If they are leaning towards a shorter elimination period, you have helped them understand the high probability that they will need long-term care at some point in the future.
If they lean to longer elimination periods, it may be because they don’t yet believe they may need care. You may need to return to the beginning and help them understand their risks of needing LTC before you even calculate the premium.
What about Inflation?
Unless your prospect is age 70 or older, they should be screaming “Yes! Yes! Yes!” like Meg Ryan in When Harry Met Sally when selecting a compound inflation option.
The question you do need to help your prospect answer is “how much” inflation is right?
The costs of care continue to increase year by year.

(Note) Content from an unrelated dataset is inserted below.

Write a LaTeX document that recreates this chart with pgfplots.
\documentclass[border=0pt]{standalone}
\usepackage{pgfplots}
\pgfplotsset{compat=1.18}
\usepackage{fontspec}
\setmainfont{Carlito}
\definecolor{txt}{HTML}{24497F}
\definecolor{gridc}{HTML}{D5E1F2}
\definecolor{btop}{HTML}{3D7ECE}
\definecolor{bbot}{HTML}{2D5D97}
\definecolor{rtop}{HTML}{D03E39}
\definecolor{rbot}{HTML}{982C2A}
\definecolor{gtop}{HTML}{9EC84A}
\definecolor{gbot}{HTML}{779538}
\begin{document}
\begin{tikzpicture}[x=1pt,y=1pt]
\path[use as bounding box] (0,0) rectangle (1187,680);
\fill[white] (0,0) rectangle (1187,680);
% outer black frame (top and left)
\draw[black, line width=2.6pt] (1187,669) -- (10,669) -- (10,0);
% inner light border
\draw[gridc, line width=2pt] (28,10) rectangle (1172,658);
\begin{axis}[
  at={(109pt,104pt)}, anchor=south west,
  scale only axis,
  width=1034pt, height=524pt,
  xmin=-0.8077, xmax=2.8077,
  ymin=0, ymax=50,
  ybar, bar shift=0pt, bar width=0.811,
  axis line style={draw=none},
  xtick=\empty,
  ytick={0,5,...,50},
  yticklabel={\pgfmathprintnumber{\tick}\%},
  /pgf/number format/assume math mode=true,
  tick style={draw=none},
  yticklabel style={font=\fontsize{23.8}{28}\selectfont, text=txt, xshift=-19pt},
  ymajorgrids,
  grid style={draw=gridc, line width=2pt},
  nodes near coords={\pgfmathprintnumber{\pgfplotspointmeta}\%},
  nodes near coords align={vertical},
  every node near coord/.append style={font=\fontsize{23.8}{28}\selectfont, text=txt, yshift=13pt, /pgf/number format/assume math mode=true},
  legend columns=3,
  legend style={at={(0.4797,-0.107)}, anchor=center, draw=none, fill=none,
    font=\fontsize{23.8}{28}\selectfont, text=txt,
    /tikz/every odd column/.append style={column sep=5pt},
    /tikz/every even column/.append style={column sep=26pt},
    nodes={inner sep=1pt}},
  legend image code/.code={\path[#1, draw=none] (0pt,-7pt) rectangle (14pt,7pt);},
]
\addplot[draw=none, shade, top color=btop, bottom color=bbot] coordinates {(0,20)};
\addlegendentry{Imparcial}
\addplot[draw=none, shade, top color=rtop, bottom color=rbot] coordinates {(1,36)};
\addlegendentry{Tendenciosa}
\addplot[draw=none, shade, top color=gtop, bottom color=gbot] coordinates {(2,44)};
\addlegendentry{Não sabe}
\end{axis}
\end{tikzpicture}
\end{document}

In some areas, costs are increasing only 1% to 2%. In other areas, they are increasing by 3% to 4% and sometimes more.
The conservative play is to choose a 5% compound benefit option. The consequences of that choice, however, are far too often unaffordable premiums.
What should you do?
- Choosing NO inflation protection is malpractice – better make sure your E & O premiums are paid in full.
- If you have an indexed inflation option available, that’s a good basis for keeping the benefits in line with rising costs. It’s not perfect, but nothing is in this area.
- If an indexed option is not available, you’ll find both adequate protection and affordable premiums with a 2% to 3% inflation option.
One last consideration here is a Guaranteed Purchase Option (GPO) allowing your client to defer purchasing higher benefit levels at various points in the future.
While this approach has merit, we’ve found that the total costs are much higher with this approach and that the premiums do become potentially unaffordable at some point in the future.
It’s just much easier for most clients to “pay as they go” rather than face the significant leaps in premium.
You Can Design an Affordable Premium
We strongly believe the “LTC Insurance Costs Too Much” objection is truly BS.
You can help your client stop believing that BS by educating them on what the real costs could be if they choose to “self-insure” and pay for LTC themselves.
Another way to address this concern is to demonstrate the value of LTC Insurance. Life Plans “Who Buys LTC Insurance?” Report shows the value of the benefits at more than 10 times the cost of premiums.
If your client still thinks LTC Insurance is too expensive, it may be time for both agent and client to stop believing their own BS!